Cet accord, ratifié unanimement par les députés ukrainiens début mai, acte d’un nouveau partenariat économique entre les deux pays. Il permet la création d’un fonds d’investissement pour la reconstruction de l’Ukraine. Au début des négociations, les Américains désiraient qu’à travers cet accord, l’Ukraine puisse rembourser l’aide reçu de Washington, mais la version finale de l’accord ne fait pas état de cette condition. Il s’agit d’un accord juste et équilibré. Les ressources précisées par cette accord (y compris les hydrocarbures) restent la propriété de l’Ukraine) mais les Etats-Unis y ont un accès prioritaire (l’accord précise que cette condition ne va pas à l’encontre de la volonté de l’Ukraine à se conformer à la réglementation de l’Union Européenne) pour leur exploitation.  

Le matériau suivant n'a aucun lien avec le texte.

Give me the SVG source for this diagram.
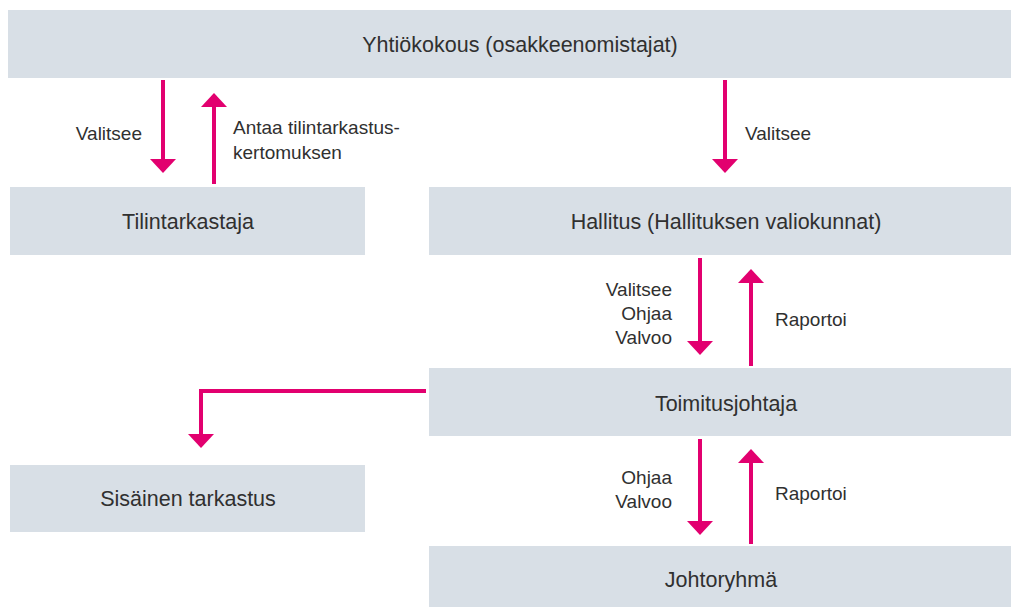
<svg xmlns="http://www.w3.org/2000/svg" width="1012" height="607" viewBox="0 0 1012 607">
<style>
.box{fill:#d8dfe6}
.t{font-family:"Liberation Sans",Arial,sans-serif;font-size:21.5px;fill:#303030;text-anchor:middle}
.l{font-family:"Liberation Sans",Arial,sans-serif;font-size:19px;fill:#303030}
.r{text-anchor:end}
.c{stroke:#e2006f;stroke-width:4;fill:none}
</style>
<defs>
<marker id="ah" viewBox="0 0 14 26" refX="1" refY="13" markerWidth="14" markerHeight="26" markerUnits="userSpaceOnUse" orient="auto">
<path d="M0,0 L14,13 L0,26 Z" fill="#e2006f"/>
</marker>
</defs>
<rect width="1012" height="607" fill="#fff"/>
<g id="yhtiokokous"><rect class="box" x="8" y="10" width="1003" height="68"/><text class="t" x="520" y="52">Yhtiökokous (osakkeenomistajat)</text></g>
<g id="tilintarkastaja"><rect class="box" x="10" y="187" width="355" height="68"/><text class="t" x="188" y="229">Tilintarkastaja</text></g>
<g id="hallitus"><rect class="box" x="429" y="187" width="582" height="68"/><text class="t" x="726" y="229">Hallitus (Hallituksen valiokunnat)</text></g>
<g id="toimitusjohtaja"><rect class="box" x="429" y="368" width="582" height="68"/><text class="t" x="726" y="411">Toimitusjohtaja</text></g>
<g id="sisainen"><rect class="box" x="10" y="465" width="355" height="67"/><text class="t" x="188" y="506">Sisäinen tarkastus</text></g>
<g id="johtoryhma"><rect class="box" x="429" y="546" width="582" height="61"/><text class="t" x="721" y="587">Johtoryhmä</text></g>
<g id="connectors">
<path class="c" d="M163,80 V160" marker-end="url(#ah)"/>
<path class="c" d="M214,184 V106" marker-end="url(#ah)"/>
<path class="c" d="M725,80 V160" marker-end="url(#ah)"/>
<path class="c" d="M700,258 V342" marker-end="url(#ah)"/>
<path class="c" d="M751,366 V282" marker-end="url(#ah)"/>
<path class="c" d="M700,439 V522" marker-end="url(#ah)"/>
<path class="c" d="M751,544 V462" marker-end="url(#ah)"/>
<path class="c" d="M426,391 H201 V435" marker-end="url(#ah)"/>
</g>
<g id="labels">
<text class="l r" x="142" y="140">Valitsee</text>
<text class="l" x="233" y="134">Antaa tilintarkastus-</text>
<text class="l" x="233" y="159">kertomuksen</text>
<text class="l" x="745" y="140">Valitsee</text>
<text class="l r" x="672" y="296">Valitsee</text>
<text class="l r" x="672" y="320">Ohjaa</text>
<text class="l r" x="672" y="344">Valvoo</text>
<text class="l" x="775" y="326">Raportoi</text>
<text class="l r" x="672" y="484">Ohjaa</text>
<text class="l r" x="672" y="508">Valvoo</text>
<text class="l" x="775" y="500">Raportoi</text>
</g>
</svg>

D’un point de vue symbolique, ce traité  fait état d’une Ukraine, « libre, souveraine et sûre » et renforce l’engagement des Etats-Unis auprès de Kyiv.

Les objectifs de l’accord

Comme la déclaré le Président américain, grâce à cet accord, les Etats-Unis pourraient obtenir beaucoup plus que ce qu’ils ont versé à l’Ukraine, et c’est exactement l’approche poussée par les Ukrainiens, il s’agit de convaincre les Américains que la victoire de Kyiv aura beaucoup à apporter à leur pays. Cet accord complète un autre accord similaire conclu entre l’’Ukraine et l’Union Européenne en 2021sur les ressources naturelles du pays. Avec ce type de partenariat, l’’Ukraine espère renforcer ses liens avec les puissances occidentales, dans le but notamment de recevoir de nouveaux soutiens militaires, notamment des défenses anti-aériennes. Ces partenariats s’ils sont complétés par des garanties de sécurité (un point que Kyiv espère avancer) devraient rassurer de potentiels investisseurs. L’Ukraine est engagée dans une guerre longue avec la Russie, en plus de remporter victoires contre l’envahisseur russe, le pays doit poursuivre ses activités économiques. La résistance coûte cher et donc il y a un besoin important à soutenir l’économie. En 2024, le montant des investissements étrangers en Ukraine, se sont élevés à 3,3 milliards de dollars soit une baisse de plus de 25% par rapport à 2023. L’accord conclu avec les Etats-Unis doit impulser une nouvelle dynamique et permettre au pays de moderniser ses infrastructures économiques dans un contexte de guerre.

La reconstruction de l’Ukraine ne sera pas tâche aisée, mais avec cet accord, le Président Zelensky a réussi à avoir les Etats-Unis à ses côtés.

Slava Ukraini !  Слава Україні !

Auteur: Sébastien Goulard est le fondateur et rédacteur de Global Connectivities.